— Start Recorded information —

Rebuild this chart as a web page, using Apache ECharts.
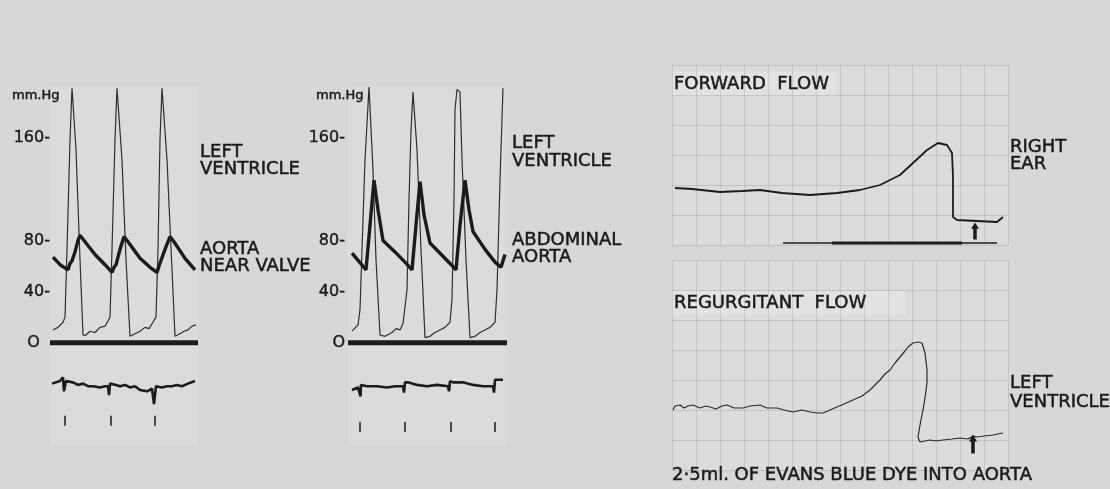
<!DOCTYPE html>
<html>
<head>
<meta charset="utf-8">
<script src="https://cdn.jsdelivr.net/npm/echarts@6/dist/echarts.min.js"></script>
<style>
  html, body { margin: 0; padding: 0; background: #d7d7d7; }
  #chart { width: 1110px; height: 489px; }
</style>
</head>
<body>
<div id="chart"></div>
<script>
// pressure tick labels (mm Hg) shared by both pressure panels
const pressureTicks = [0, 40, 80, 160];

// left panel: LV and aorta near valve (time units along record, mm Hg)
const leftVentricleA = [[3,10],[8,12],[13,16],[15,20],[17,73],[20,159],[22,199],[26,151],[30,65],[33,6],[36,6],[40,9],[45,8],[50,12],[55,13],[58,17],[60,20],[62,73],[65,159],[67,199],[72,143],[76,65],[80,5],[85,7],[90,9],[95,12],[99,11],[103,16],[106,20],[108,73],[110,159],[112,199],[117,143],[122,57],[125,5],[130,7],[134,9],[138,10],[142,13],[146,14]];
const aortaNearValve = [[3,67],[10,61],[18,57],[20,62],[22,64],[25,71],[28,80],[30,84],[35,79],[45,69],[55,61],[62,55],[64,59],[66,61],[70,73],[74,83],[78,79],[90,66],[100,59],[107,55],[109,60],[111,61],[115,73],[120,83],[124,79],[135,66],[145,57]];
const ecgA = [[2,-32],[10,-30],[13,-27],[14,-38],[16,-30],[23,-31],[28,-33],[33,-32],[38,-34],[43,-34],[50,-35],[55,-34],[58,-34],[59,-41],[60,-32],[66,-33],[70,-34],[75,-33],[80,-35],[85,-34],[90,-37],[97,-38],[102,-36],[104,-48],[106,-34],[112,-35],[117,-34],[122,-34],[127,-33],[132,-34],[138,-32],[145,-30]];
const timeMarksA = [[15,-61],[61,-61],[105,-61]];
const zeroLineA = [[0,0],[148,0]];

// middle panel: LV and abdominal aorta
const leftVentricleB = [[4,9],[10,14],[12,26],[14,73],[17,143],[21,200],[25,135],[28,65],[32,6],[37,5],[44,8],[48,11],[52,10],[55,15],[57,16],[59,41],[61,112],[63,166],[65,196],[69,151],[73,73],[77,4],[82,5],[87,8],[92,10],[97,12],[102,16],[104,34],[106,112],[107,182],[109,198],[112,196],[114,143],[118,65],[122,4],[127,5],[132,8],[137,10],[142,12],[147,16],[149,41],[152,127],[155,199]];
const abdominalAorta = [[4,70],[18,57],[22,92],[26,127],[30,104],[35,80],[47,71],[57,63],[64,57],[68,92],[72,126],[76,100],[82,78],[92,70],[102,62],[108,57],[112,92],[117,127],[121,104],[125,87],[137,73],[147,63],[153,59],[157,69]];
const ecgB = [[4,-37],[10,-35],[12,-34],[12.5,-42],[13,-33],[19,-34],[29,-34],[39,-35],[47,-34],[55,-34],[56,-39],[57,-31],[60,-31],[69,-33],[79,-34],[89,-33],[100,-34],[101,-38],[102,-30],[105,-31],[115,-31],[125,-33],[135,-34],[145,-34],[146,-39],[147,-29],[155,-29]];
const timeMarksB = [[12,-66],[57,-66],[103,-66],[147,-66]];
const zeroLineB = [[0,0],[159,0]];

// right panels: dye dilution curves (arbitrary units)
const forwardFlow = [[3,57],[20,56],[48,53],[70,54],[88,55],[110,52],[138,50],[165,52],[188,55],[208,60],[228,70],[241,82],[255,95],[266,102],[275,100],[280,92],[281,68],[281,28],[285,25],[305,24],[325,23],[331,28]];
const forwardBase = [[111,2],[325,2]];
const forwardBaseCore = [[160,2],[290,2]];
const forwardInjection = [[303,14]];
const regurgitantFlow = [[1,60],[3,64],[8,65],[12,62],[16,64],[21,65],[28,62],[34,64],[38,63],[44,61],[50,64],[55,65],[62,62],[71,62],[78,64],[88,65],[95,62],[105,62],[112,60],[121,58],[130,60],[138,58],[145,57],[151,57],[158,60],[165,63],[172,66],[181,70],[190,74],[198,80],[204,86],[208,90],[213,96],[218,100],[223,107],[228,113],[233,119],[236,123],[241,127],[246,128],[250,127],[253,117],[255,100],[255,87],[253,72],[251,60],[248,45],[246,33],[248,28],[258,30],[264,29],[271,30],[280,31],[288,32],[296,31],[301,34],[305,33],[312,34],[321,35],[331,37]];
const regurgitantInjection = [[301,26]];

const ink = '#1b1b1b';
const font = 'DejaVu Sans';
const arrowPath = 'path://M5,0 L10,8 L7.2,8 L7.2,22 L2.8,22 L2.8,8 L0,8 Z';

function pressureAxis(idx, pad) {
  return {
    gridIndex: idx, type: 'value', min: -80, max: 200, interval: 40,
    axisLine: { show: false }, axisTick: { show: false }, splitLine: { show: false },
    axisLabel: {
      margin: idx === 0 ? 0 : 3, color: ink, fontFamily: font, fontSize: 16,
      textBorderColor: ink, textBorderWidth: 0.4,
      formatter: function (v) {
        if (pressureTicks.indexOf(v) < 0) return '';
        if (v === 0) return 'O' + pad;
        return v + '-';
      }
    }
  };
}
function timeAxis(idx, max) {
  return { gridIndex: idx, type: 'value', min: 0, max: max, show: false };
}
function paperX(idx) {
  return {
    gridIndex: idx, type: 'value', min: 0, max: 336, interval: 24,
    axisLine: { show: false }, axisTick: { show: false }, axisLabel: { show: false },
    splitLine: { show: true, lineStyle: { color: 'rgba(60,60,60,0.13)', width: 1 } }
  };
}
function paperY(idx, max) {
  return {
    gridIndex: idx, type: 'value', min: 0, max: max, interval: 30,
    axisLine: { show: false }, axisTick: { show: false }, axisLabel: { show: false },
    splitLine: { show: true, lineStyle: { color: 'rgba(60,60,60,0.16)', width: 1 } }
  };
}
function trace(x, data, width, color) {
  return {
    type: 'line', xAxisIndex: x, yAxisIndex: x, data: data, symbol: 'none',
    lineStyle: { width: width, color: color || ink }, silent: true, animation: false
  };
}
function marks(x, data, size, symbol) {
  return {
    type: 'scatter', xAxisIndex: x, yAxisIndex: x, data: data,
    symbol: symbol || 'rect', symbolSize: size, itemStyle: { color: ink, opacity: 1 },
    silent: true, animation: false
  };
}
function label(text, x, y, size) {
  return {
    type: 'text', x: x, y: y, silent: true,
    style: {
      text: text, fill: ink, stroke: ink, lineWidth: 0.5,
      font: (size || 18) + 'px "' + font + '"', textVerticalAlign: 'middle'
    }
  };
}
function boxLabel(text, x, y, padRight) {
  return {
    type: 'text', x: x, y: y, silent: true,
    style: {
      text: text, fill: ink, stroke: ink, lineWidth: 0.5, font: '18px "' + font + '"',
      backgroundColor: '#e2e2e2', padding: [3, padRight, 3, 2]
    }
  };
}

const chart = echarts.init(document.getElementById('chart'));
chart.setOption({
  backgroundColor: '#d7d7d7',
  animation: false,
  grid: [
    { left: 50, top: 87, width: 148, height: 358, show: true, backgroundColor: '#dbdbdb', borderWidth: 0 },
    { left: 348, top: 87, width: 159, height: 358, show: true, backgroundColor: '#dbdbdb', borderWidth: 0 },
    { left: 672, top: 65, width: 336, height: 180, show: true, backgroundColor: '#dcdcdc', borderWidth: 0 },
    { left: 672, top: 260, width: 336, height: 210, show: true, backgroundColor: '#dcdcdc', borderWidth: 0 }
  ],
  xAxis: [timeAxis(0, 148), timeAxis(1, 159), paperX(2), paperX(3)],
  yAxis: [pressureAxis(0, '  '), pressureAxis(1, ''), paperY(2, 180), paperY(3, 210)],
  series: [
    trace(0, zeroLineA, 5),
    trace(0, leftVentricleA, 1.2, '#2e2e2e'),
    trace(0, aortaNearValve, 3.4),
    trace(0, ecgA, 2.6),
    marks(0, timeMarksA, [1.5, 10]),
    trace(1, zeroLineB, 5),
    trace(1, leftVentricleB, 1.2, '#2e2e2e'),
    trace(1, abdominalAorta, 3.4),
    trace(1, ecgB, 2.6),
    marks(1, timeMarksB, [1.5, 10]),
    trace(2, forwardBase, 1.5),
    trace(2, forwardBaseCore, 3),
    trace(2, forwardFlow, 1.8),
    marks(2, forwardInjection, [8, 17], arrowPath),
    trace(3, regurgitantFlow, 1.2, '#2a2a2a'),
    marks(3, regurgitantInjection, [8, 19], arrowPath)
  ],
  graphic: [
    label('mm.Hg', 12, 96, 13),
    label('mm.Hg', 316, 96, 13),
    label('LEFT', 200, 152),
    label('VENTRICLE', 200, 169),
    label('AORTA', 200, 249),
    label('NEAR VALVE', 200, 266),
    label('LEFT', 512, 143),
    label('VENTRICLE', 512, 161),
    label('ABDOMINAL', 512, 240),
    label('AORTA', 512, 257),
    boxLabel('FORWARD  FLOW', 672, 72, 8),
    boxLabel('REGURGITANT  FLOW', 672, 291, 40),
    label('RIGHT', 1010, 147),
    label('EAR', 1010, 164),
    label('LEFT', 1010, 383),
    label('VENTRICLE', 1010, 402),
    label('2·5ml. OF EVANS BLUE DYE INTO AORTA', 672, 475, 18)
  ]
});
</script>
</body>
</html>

— End Recorded information —

• _Brief_
Please repeat exactly the data above from its first line to the line that contains "const zeroLineA = [[0,0],[148,0]];", inclusive, and leave every picture out.

• _Output for this task_
Rebuild this chart as a web page, using Apache ECharts.
<!DOCTYPE html>
<html>
<head>
<meta charset="utf-8">
<script src="https://cdn.jsdelivr.net/npm/echarts@6/dist/echarts.min.js"></script>
<style>
  html, body { margin: 0; padding: 0; background: #d7d7d7; }
  #chart { width: 1110px; height: 489px; }
</style>
</head>
<body>
<div id="chart"></div>
<script>
// pressure tick labels (mm Hg) shared by both pressure panels
const pressureTicks = [0, 40, 80, 160];

// left panel: LV and aorta near valve (time units along record, mm Hg)
const leftVentricleA = [[3,10],[8,12],[13,16],[15,20],[17,73],[20,159],[22,199],[26,151],[30,65],[33,6],[36,6],[40,9],[45,8],[50,12],[55,13],[58,17],[60,20],[62,73],[65,159],[67,199],[72,143],[76,65],[80,5],[85,7],[90,9],[95,12],[99,11],[103,16],[106,20],[108,73],[110,159],[112,199],[117,143],[122,57],[125,5],[130,7],[134,9],[138,10],[142,13],[146,14]];
const aortaNearValve = [[3,67],[10,61],[18,57],[20,62],[22,64],[25,71],[28,80],[30,84],[35,79],[45,69],[55,61],[62,55],[64,59],[66,61],[70,73],[74,83],[78,79],[90,66],[100,59],[107,55],[109,60],[111,61],[115,73],[120,83],[124,79],[135,66],[145,57]];
const ecgA = [[2,-32],[10,-30],[13,-27],[14,-38],[16,-30],[23,-31],[28,-33],[33,-32],[38,-34],[43,-34],[50,-35],[55,-34],[58,-34],[59,-41],[60,-32],[66,-33],[70,-34],[75,-33],[80,-35],[85,-34],[90,-37],[97,-38],[102,-36],[104,-48],[106,-34],[112,-35],[117,-34],[122,-34],[127,-33],[132,-34],[138,-32],[145,-30]];
const timeMarksA = [[15,-61],[61,-61],[105,-61]];
const zeroLineA = [[0,0],[148,0]];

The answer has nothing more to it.